Work-Life Balance and the Virtual Office, Part 4
Could a 21-hour workweek be the answer to many of society's ills? And where do virtual offices fit into the mix? That's been the topic of our weeklong series on "Work-Life Balance and the Virtual Office."
In today's post, we continue looking at findings from a recently published study from the New Economics Foundation (nef) called 21 hours. According to the study, a 21-hour workweek could accomplish the following: reducing unemployment and overworked employees, improving life quality and lowering carbon emissions, and spurring new levels of civic engagement. Let's explore each concept, then look at how virtual offices, virtual assistants and virtual receptionists facilitate these benefits.

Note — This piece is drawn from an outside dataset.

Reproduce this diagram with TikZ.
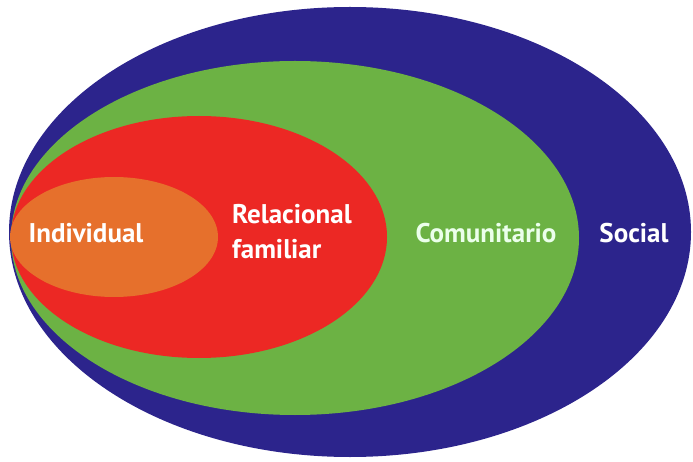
\documentclass[tikz,border=0pt]{standalone}
\usepackage{fontspec}
\setmainfont{PT Sans}
\usepackage{tikz}

\definecolor{socialblue}{RGB}{44,36,140}
\definecolor{comgreen}{RGB}{108,178,68}
\definecolor{relred}{RGB}{236,40,36}
\definecolor{indorange}{RGB}{230,112,44}

\begin{document}
\begin{tikzpicture}[x=1pt, y=-1pt,
    label/.style={text=white, font=\bfseries\fontsize{27}{35}\selectfont, inner sep=0pt}]
    \useasboundingbox (0,0) rectangle (693,462);
    \fill[white] (0,0) rectangle (693,462);

    \fill[socialblue] (350,232) ellipse [x radius=341, y radius=225];
    \fill[comgreen] (295,238) ellipse [x radius=284, y radius=177];
    \fill[relred] (199,237) ellipse [x radius=188, y radius=121];
    \fill[indorange] (114,237) ellipse [x radius=104, y radius=60];

    \node[label] (ind) at (86,233) {Individual};
    \node[label, align=left, anchor=west] (rel) at (232,232) {Relacional\\familiar};
    \node[label, text=green!8!white] (com) at (486,233) {Comunitario};
    \node[label] (soc) at (634,233) {Social};
\end{tikzpicture}
\end{document}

More Equitable Work Distribution
According to nef, a 21-hour workweek could help distribute paid work more evenly across the population, reducing ill-being associated with unemployment, long working hours and too little control over time.
A 21-hour workweek would, nef concluded, "make it possible for paid and unpaid work to be distributed more equally between women and men; for parents to spend more time with their children – and to spend that time differently; for people to delay retirement if they wanted to, and to have more time to care for others, to participate in local activities and to do other things of their choosing."
As work gets redistributed, nef suggests, incomes will become more equal, thus reducing the vast range of social problems associated with inequality.
Higher Quality of Life
With a 21-hour workweek, some may earn less but they would have more time. This translates to a higher quality of life, the study reports, because people can start growing their own food rather than buying ready-made meals, walking and cycling instead of riding cars and buses, and mending and repairing goods rather than throwing them away.
"Living life at a slower pace, with more time to do everyday tasks, would cut carbon emissions and improve life satisfaction," study authors believe. "A more egalitarian culture would also reduce the need for conspicuous consumption driven by people’s anxiety about where they stand in the social pecking order."
Finally, the nef study determines, a 21-hour workweek would give citizens more time to engage with government. Citizens need time to learn about political issues, get involved in decision-making and join and support political parties. Spending fewer hours at work would allow people to spend more time as active citizens in their local community, nef says.
The Virtual Office Tie-In
Could a virtual office help facilitate a 21-hour workweek? A virtual office could play a role in driving higher quality of life for entrepreneurs and employees who are trying to accomplish more with less. With virtual assistants, for example, you can manage your time more effectively by having someone to take care of the administrative details of running an office. With a virtual office, don't have to commute to the office, which save time, money and lowers your carbon footprint.
With remote receptionists, you can work from the road or from home and still have your business phone lines answered by a professional during business hours. A virtual receptionist can also save you time by screening your calls and call forwarding services can send your calls to your mobile device while you are on the road so you make the most of travel time. Indeed, a virtual office can help you shave your work hours without hindering your productivity, making a 21-hour workweek possible.